Can we handle all this data?
Big data needs new skills, but the business and academic worlds are playing catch up. "The job of data scientist didn't exist five or 10 years ago," says Duncan Ross, director of data science at Teradata. "But where are they? There's a shortage."
And many businesses are only just waking up to the realisation that data is a valuable asset that they need to protect and exploit. "Banks only use a third of their available data because it often sits in databases that are hard to access," says Mr Dreischmeier.
"We need to find ways to make this data more easily accessible."
Businesses, governments and public bodies also need to keep sensitive data safe from hackers, spies and natural disasters - an increasingly tall order in this mobile, networked world.
Who owns it all?
That's the billion dollar question. A lot depends on the service provider hosting the data, the global jurisdiction it is stored in, and how it was generated. It is a legal minefield.

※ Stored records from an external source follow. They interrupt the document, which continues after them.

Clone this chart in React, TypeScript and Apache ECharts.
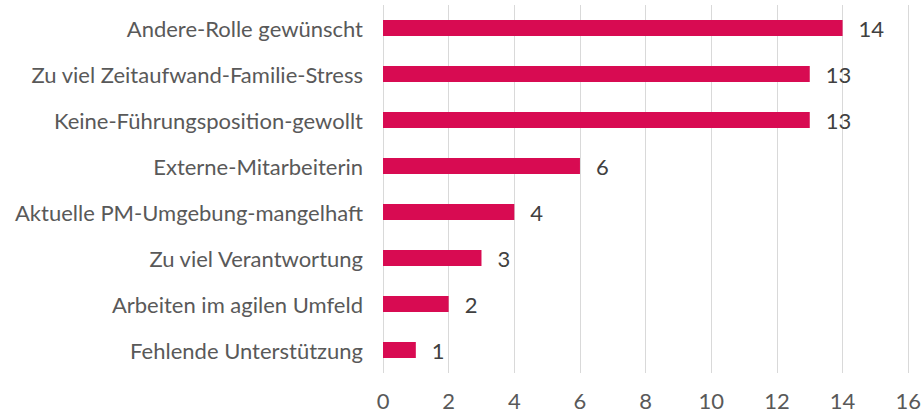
import React, { useEffect, useRef } from "react";
import * as echarts from "echarts";

const categories = [
  "Fehlende Unterstützung",
  "Arbeiten im agilen Umfeld",
  "Zu viel Verantwortung",
  "Aktuelle PM-Umgebung-mangelhaft",
  "Externe-Mitarbeiterin",
  "Keine-Führungsposition-gewollt",
  "Zu viel Zeitaufwand-Familie-Stress",
  "Andere-Rolle gewünscht",
];
const values = [1, 2, 3, 4, 6, 13, 13, 14];

export default function App() {
  const ref = useRef<HTMLDivElement>(null);
  useEffect(() => {
    document.body.style.margin = "0";
    const chart = echarts.init(ref.current!, null, { renderer: "svg" });
    const font = "Lato, 'Open Sans', sans-serif";
    chart.setOption({
      animation: false,
      grid: { left: 383, right: 14, top: 5, bottom: 44, containLabel: false },
      xAxis: {
        type: "value",
        min: 0,
        max: 16,
        interval: 2,
        axisLine: { show: false },
        axisTick: { show: false },
        splitLine: { show: true, lineStyle: { color: "#d9d9d9", width: 1 } },
        axisLabel: { color: "#595959", fontSize: 22, fontFamily: font, margin: 16 },
      },
      yAxis: {
        type: "category",
        data: categories,
        axisLine: { show: false },
        axisTick: { show: false },
        axisLabel: { color: "#595959", fontSize: 22, fontFamily: font, margin: 20 },
      },
      series: [
        {
          type: "bar",
          data: values,
          barWidth: 16,
          itemStyle: { color: "#d80b52" },
          label: {
            show: true,
            position: "right",
            distance: 16,
            color: "#404040",
            fontSize: 22,
            fontFamily: font,
          },
        },
      ],
    });
    return () => chart.dispose();
  }, []);
  return <div ref={ref} style={{ width: 924, height: 417 }} />;
}
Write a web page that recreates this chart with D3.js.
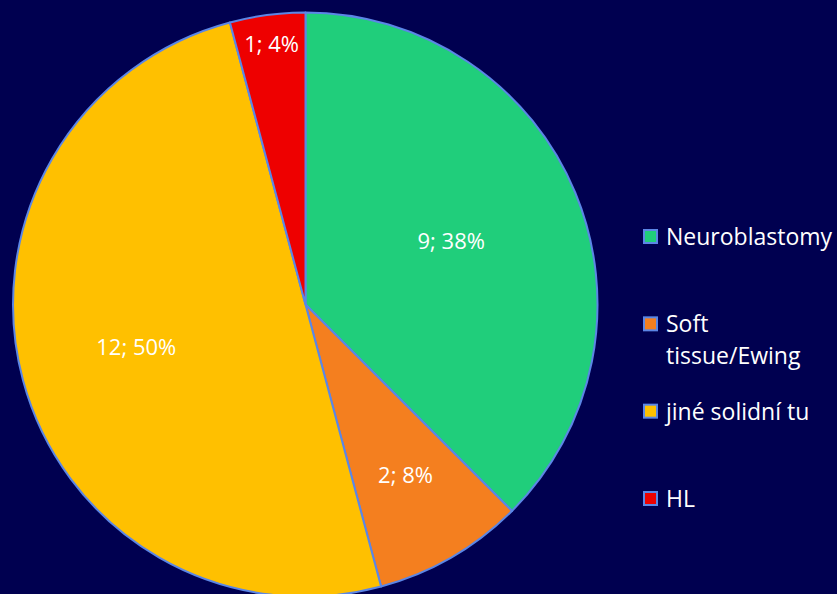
<!DOCTYPE html>
<html>
<head>
<meta charset="utf-8">
<script src="https://cdn.jsdelivr.net/npm/d3@7"></script>
<style>
  html, body { margin: 0; padding: 0; background: #000050; }
  svg { display: block; }
</style>
</head>
<body>
<div class="chartCont"></div>
<script>
var w = 837;
var h = 594;

// data
const categories = ["Neuroblastomy", "Soft tissue/Ewing", "jiné solidní tu", "HL"];
const counts = [9, 2, 12, 1];
const percents = ["38%", "8%", "50%", "4%"];
const colors = ["#20CE7B", "#F47F1F", "#FFC000", "#EE0000"];

// label distance from centre, as share of radius (Excel best fit)
const labelRadius = [0.54, 0.685, 0.6, 0.89];

var svg = d3.select(".chartCont").append("svg")
    .attr("width", w)
    .attr("height", h);

svg.append("rect")
    .attr("width", w)
    .attr("height", h)
    .attr("fill", "#000050");

var cx = 305.5, cy = 304.5, r = 292;

var pie = d3.pie()
    .sort(null)
    .value(d => d);

var arcs = pie(counts);

var arc = d3.arc()
    .innerRadius(0)
    .outerRadius(r);

var g = svg.append("g")
    .attr("transform", "translate(" + cx + "," + cy + ")");

g.selectAll("path.slice")
    .data(arcs)
    .enter()
    .append("path")
    .attr("class", "slice")
    .attr("d", arc)
    .attr("fill", (d, i) => colors[i])
    .attr("stroke", "#5B86E6")
    .attr("stroke-width", 2)
    .attr("stroke-linejoin", "round");

g.selectAll("text.lbl")
    .data(arcs)
    .enter()
    .append("text")
    .attr("class", "lbl")
    .attr("transform", (d, i) => {
        var lr = r * labelRadius[i];
        var c = d3.arc().innerRadius(lr).outerRadius(lr).centroid(d);
        return "translate(" + c[0] + "," + (c[1] - 3) + ")";
    })
    .attr("text-anchor", "middle")
    .attr("dy", "0.36em")
    .attr("fill", "#fff")
    .style("font-family", "'Open Sans', sans-serif")
    .style("font-size", "22px")
    .text((d, i) => counts[i] + "; " + percents[i]);

// legend
var legendY = d3.scalePoint()
    .domain(categories)
    .range([236.5, 498.5]);

var legend = svg.append("g")
    .attr("transform", "translate(643,0)");

var items = legend.selectAll("g.item")
    .data(categories)
    .enter()
    .append("g")
    .attr("class", "item")
    .attr("transform", d => "translate(0," + legendY(d) + ")");

items.append("rect")
    .attr("x", 1)
    .attr("y", -6.5)
    .attr("width", 13)
    .attr("height", 13)
    .attr("fill", (d, i) => colors[i])
    .attr("stroke", "#5B86E6")
    .attr("stroke-width", 2);

items.append("text")
    .attr("x", 23)
    .attr("y", 8.5)
    .attr("fill", "#fff")
    .style("font-family", "'Open Sans', sans-serif")
    .style("font-size", "23px")
    .each(function(d) {
        // wrap words that don't fit in the space left of the edge
        var el = d3.select(this);
        var words = d.split(" ");
        var line = [];
        var tspan = el.append("tspan").attr("x", 23);
        words.forEach(word => {
            line.push(word);
            tspan.text(line.join(" "));
            if (tspan.node().getComputedTextLength() > 170 && line.length > 1) {
                line.pop();
                tspan.text(line.join(" "));
                line = [word];
                tspan = el.append("tspan").attr("x", 23).attr("dy", 32).text(word);
            }
        });
    });
</script>
</body>
</html>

Does telephone call metadata - the location, time, and duration of calls rather than their conversational content - belong to the caller, the phone network or any government spying agency that happens to be listening in?
When our cars become networked up, will it be the drivers, owners or manufacturers who own the data they generate?
Social media platforms will often say that their users own their own content, but then lay claim to how that content is used, reserving the right to share it with third parties. So when you tweet you effectively give up any control over how that tweet is used in future, even though Twitter terms and conditions say: "What's yours is yours."
Privacy and intellectual property laws have not kept up with the pace of technological change.